It’s just before lunchtime on a weekday, and Wolf Antoni is getting ready for his workday.
He’s got bratwurst on a griddle, a side of onions, canned soda on ice and a smoothie maker and fresh fruit ready to go.
Antoni is “The Bratwurst King,” and he is testing the waters to see if Reston is ready for food trucks.
Food trucks are a red-hot trend in big cities, including Washington, D.C., where proprietors like Red Hook Lobster Pound, DC Slices, Eat Wonky and Sabor’a Street have capitalized on foot traffic, foodies and social media.
Can it work in the suburbs, where, despite Reston’s 55 miles of bike and pedestrian trails, the lunchtime crowd still usually gets where it wants to go by car? Also, trucks depend on free-market city streets on which to park and sell. Tysons Corner has a burgeoning food truck economy, so it can be done.
In Reston, there is critical mass in office parks and the Reston Town Center, but those places are private property and won’t let The Bratwurst King park there (and compete with the standing restuarants) without permission from the property owners.

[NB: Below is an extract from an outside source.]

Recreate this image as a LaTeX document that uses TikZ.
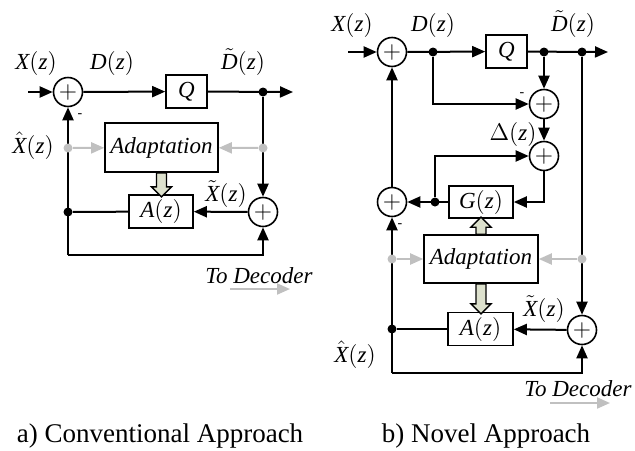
\documentclass[tikz,border=0pt]{standalone}
\usepackage{fontspec}
\setmainfont{Liberation Serif}
\usetikzlibrary{arrows.meta}
\definecolor{lgray}{RGB}{192,192,192}
\definecolor{fatfill}{RGB}{221,225,205}
\newcommand\tx[1]{\hbox{\itshape #1}}
% hollow arrow: start, shaft length, head length (signed, pixels)
\newcommand\fatarrow[3]{\draw[fatarr] (#1) ++(-5,0) -- ++(0,#2) -- ++(-5,0)
  -- ++(10,#3) -- ++(10,{-(#3)}) -- ++(-5,0) -- ++(0,{-(#2)}) -- cycle;}

\begin{document}
\begin{tikzpicture}[x=0.5pt, y=-0.5pt,
    sum/.style={circle, draw, line width=0.8pt, minimum size=14.5pt, inner sep=0pt,
      font=\fontsize{12}{12}\selectfont},
    blk/.style={draw, line width=0.8pt, inner sep=0pt, font=\fontsize{11.5}{13}\selectfont},
    sig/.style={line width=1pt, -{Triangle[length=6.5pt,width=5.5pt]}},
    gsig/.style={line width=1pt, lgray, -{Triangle[length=6.5pt,width=5.5pt]}},
    dot/.style={circle, fill, inner sep=0pt, minimum size=4.5pt},
    gdot/.style={dot, fill=lgray},
    lbl/.style={anchor=base, inner sep=0pt, font=\fontsize{11.5}{13}\selectfont},
    capt/.style={anchor=base, inner sep=0pt, font=\fontsize{13.5}{15}\selectfont},
    fatarr/.style={draw, line width=0.7pt, fill=fatfill}]
\useasboundingbox (0,0) rectangle (635,450);

%% a) conventional approach
\coordinate (ain) at (28,92);
\coordinate (aout) at (293,92);
\node[sum] (a1) at (68,92) {$+$};
\node[blk, minimum width=20.5pt, minimum height=16.5pt] (aq) at (186.5,91.5) {$\tx{Q}$};
\node[dot] (ad) at (263,92) {};
\node[blk, minimum width=56.5pt, minimum height=24.5pt] (aad) at (161.5,147.5) {\textit{Adaptation}};
\node[blk, minimum width=32pt, minimum height=16.5pt] (aa) at (161,211.5) {$\tx{A}(\tx{z})$};
\node[sum] (a2) at (263,212) {$+$};
\node[dot] (adl) at (68,212) {};
\coordinate (abl) at (68,255);

\draw[sig] (ain) -- (a1);
\draw[sig] (a1) -- (aq);
\draw[sig] (aq) -- (aout);
\draw[sig] (ad) -- (a2);
\draw[sig] (a2) -- (aa);
\draw[line width=1pt] (aa) -- (adl);
\draw[sig] (abl) -- (a1);
\draw[sig] (abl) -| (a2);
\fatarrow{aad.south}{14}{10}

\node[gdot] (agl) at (68,148) {};
\node[gdot] (agr) at (263,148) {};
\draw[gsig] (agl) -- (aad);
\draw[gsig] (agr) -- (aad);

\node[lbl] (alx) at (36,69) {$\tx{X}(\tx{z})$};
\node[lbl] (ald) at (112,69) {$\tx{D}(\tx{z})$};
\node[lbl] (aldt) at (243,69) {$\tilde{\tx{D}}(\tx{z})$};
\node[lbl] (alxh) at (33,153) {$\hat{\tx{X}}(\tx{z})$};
\node[lbl] (alxt) at (226,201) {$\tilde{\tx{X}}(\tx{z})$};
\node[font=\scriptsize] (amin) at (80,116) {-};
\node[lbl] (adec) at (259,283) {\textit{To Decoder}};
\coordinate (adl1) at (230,289);
\coordinate (adl2) at (290,289);
\draw[gsig] (adl1) -- (adl2);

%% b) novel approach
\coordinate (bin) at (348,52);
\coordinate (bout) at (608,52);
\node[sum] (b1) at (392,52) {$+$};
\node[dot] (bd1) at (433,52) {};
\node[blk, minimum width=20.5pt, minimum height=16.5pt] (bq) at (506.5,51.5) {$\tx{Q}$};
\node[dot] (bd2) at (544,52) {};
\node[dot] (bd3) at (582,52) {};
\node[sum] (b2) at (544,104) {$+$};
\node[sum] (b3) at (544,156) {$+$};
\node[blk, minimum width=32pt, minimum height=16pt] (bg) at (481,202) {$\tx{G}(\tx{z})$};
\node[dot] (bd4) at (435,202) {};
\node[sum] (b4) at (392,202) {$+$};
\node[blk, minimum width=57pt, minimum height=24pt] (bad) at (481,259) {\textit{Adaptation}};
\node[blk, minimum width=32.5pt, minimum height=16.5pt] (ba) at (480.5,329) {$\tx{A}(\tx{z})$};
\node[sum] (b5) at (582,330) {$+$};
\node[dot] (bd5) at (392,329) {};
\coordinate (bbl) at (392,373);

\draw[sig] (bin) -- (b1);
\draw[sig] (b1) -- (bq);
\draw[sig] (bq) -- (bout);
\draw[sig] (bd2) -- (b2);
\draw[sig] (bd1) |- (b2);
\draw[sig] (b2) -- (b3);
\draw[sig] (bd4) |- (b3);
\draw[sig] (b3) |- (bg);
\draw[sig] (bg) -- (b4);
\draw[sig] (b4) -- (b1);
\draw[sig] (bd3) -- (b5);
\draw[sig] (b5) -- (ba);
\draw[line width=1pt] (ba) -- (bd5);
\draw[sig] (bbl) -- (b4);
\draw[sig] (bbl) -| (b5);
\fatarrow{bad.north}{-7}{-10}
\fatarrow{bad.south}{20}{10}

\node[gdot] (bgl) at (392,259) {};
\node[gdot] (bgr) at (582,259) {};
\draw[gsig] (bgl) -- (bad);
\draw[gsig] (bgr) -- (bad);

\node[lbl] (blx) at (352,31) {$\tx{X}(\tx{z})$};
\node[lbl] (bld) at (433,31) {$\tx{D}(\tx{z})$};
\node[lbl] (bldt) at (573,31) {$\tilde{\tx{D}}(\tx{z})$};
\node[font=\scriptsize] (bmin1) at (522,95) {-};
\node[lbl] (bldel) at (513,140) {$\Delta(\tx{z})$};
\node[font=\scriptsize] (bmin2) at (400,226) {-};
\node[lbl] (blxt) at (544,316) {$\tilde{\tx{X}}(\tx{z})$};
\node[lbl] (blxh) at (355,362) {$\hat{\tx{X}}(\tx{z})$};
\node[lbl] (bdec) at (578,396) {\textit{To Decoder}};
\coordinate (bdl1) at (550,403);
\coordinate (bdl2) at (610,403);
\draw[gsig] (bdl1) -- (bdl2);

%% captions
\node[capt] (capa) at (160,442) {a) Conventional Approach};
\node[capt] (capb) at (486,442) {b) Novel Approach};
\end{tikzpicture}
\end{document}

So for now, Antoni sets up shop on the grounds of The Reston Zoo. He is there most days (especially Thursday through Sunday from about 10 a.m. to 6 p.m. On the menu: old-world European food. There is bratwurst, of course, but also hot dogs, hamburgers, Wiener Schnitzel, potato pancakes and, on weekends, crepes.
Antoni, who lives in Reston, has had a variety of jobs, including distribution manager for local newspapers and soccer league administrator. He says he purchased the 24-foot truck in late 2009, and poured about $40,000 into outfitting and rehabbing it, as well as getting necessary licenses from Fairfax County.
“What qualifies me to do this? I have been eating for 50 years,” he says. Actually, Antoni also worked in a number of bars and restaurants back in is native Austria and helps the owners of Herndon’s Euro Bistro with catering.
“I have been here 20 years,” he says. “The American way is never-ending optimism.”
Antoni is optimistic his food will catch on at the zoo, and that he will find other local spots to set up shop. He originally eyed a spot on Route 7, but it was deemed unsafe to be parked alongside of a such a busy road.
Antoni points out that taco trucks have been popular around here for years. He is just taking an old idea and bringing it to a more discerning crowd. He has already tweaked his menu to make it more kid- and American-friendly – out is the Austrian garlic soup; in is the chicken sandwich.
“You’ve got to be flexible,” he says. “Ethnic food helps – you need something that sets you apart. The key to it all is uniqueness.”
Antoni says he has to catch on here. He is not going to DC every day, where competition is brutal and his truck does not meet the 18-foot rule anyway.
Besides that, “I hate driving in DC,” he says.